“Perhaps I will make you disappear? Bwa!”
The Illusionist probably should have been called “Men with Silly Accents”, but alas! It was not. Torn down in its prime as perhaps the funniest turn of the century magical intrigue ever made, The Illusionist instead has to settle for being an enjoyable confection that makes perfect sense while making none whatsoever.
Chief Inspector Uhl (Paul Giamatti) arrests Eisenheim the Illusionist (Edward Norton). Uhl briefs Crown Prince Leopold (Rufus Sewell) on the Illusionist’s illustrious career and childhood romance of Countess von Teschen (Jessica Biel).
The Illusionist is an intriguing film, more interesting in its construction and its execution than anything so unimportant as its story. Many scenes are ringed by a dark halo and the whole exercise is like a tribute to early cinematic techniques and cliché. Several times I was reminded of Buñuel and Dali’s The Andalusian Dog, although The Illusionist doesn’t set out to deliberately mess with your mind.

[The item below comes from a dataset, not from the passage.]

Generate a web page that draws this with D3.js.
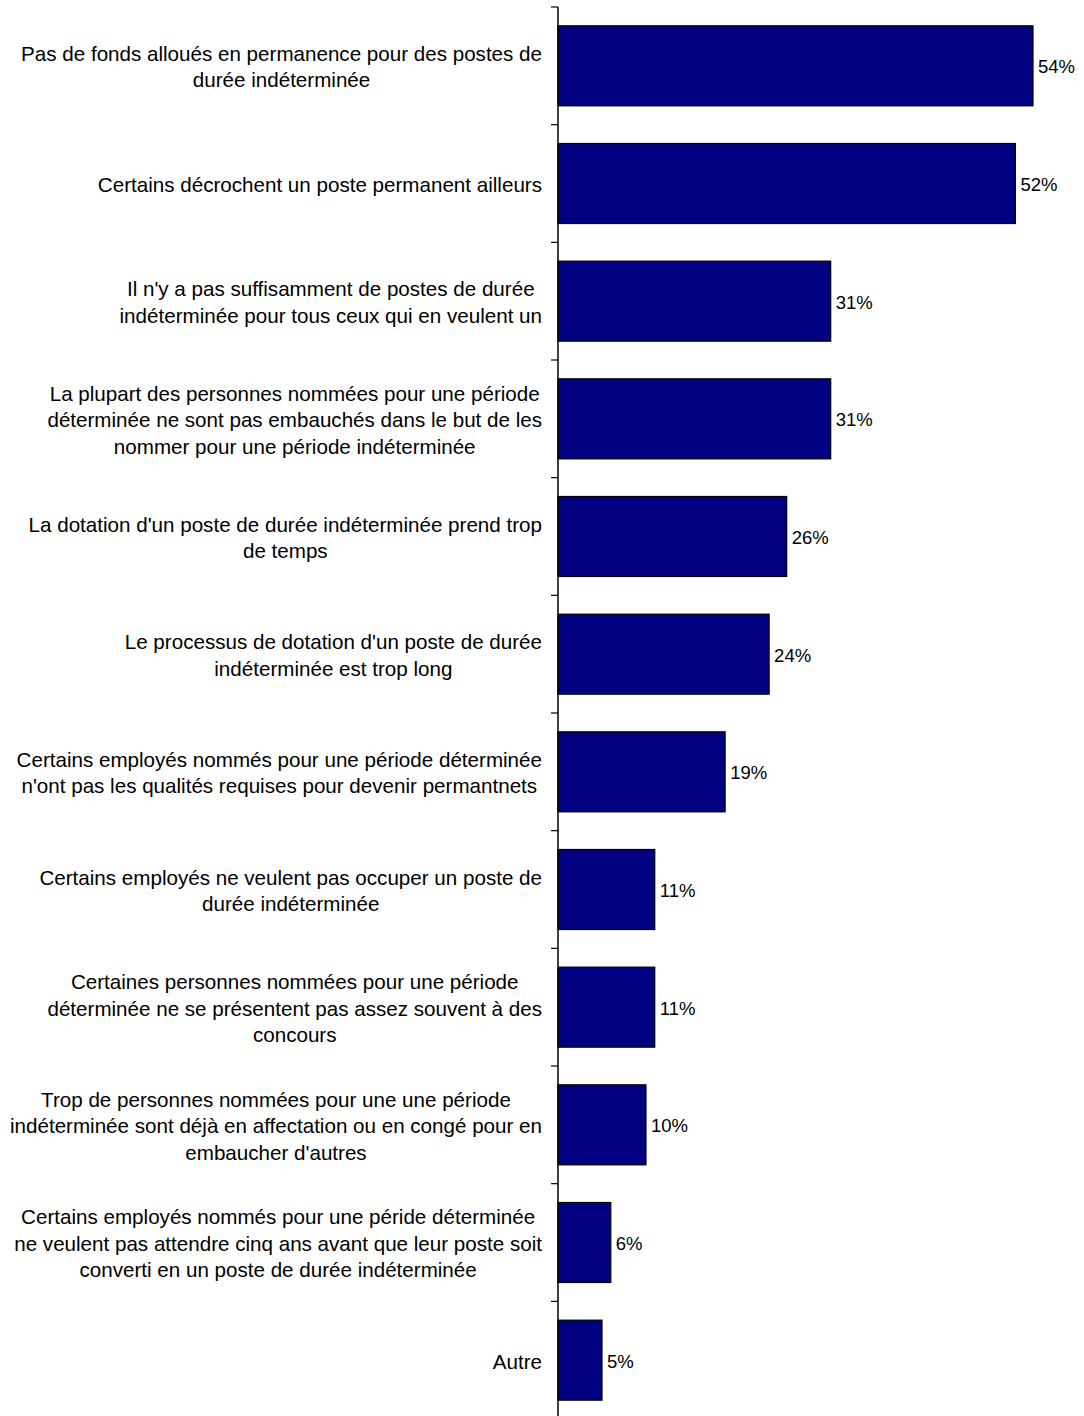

With its mechanical special effects and its Academy Award nominated cinematography, the experience is somewhat akin to a waking dream – the ideas expressed within floating away on a tide of candy coloured clouds. This is compounded by one of those mystery endings where suddenly everything becomes clear to the detective in charge and the unspoken although clearly intended final line is “I take my hat off to you, sir!”
I can only hope that what we saw at the ending is the wild imaginings of a man who likes to put things together, because what we’ve got is ridiculously Blade Runner original cut idyllic.
This is an entertaining piece of work, and that’s the bottom line, but there was no point I could really take it seriously. Despite the fact that Norton puts in an excellent performance of longing, that Giamatti is great at being intrigued, that Biel could be considered a legitimate actress and that Sewell is good at blustering, there’s that undercurrent of unreality coursing through the veins of the entire film that can’t quite reconcile itself with the potential seriousness of the story going on.
You could cite The Illusionist as an example of a fake study of late 19th century fake Vienna and its fake politics and fake persecution of (real) illusionists, but none of it seems real enough to do so. It’s a movie that explains all of its tricks and entertains with them but feels hollow as a result.
It’s engaging and I certainly liked it, but The Illusionist‘s appeal is illusory, and definitely not in the normal mould of cinematic entertainment. It’s almost worth seeing for its difference alone, but it has to settle for being not great despite all of that.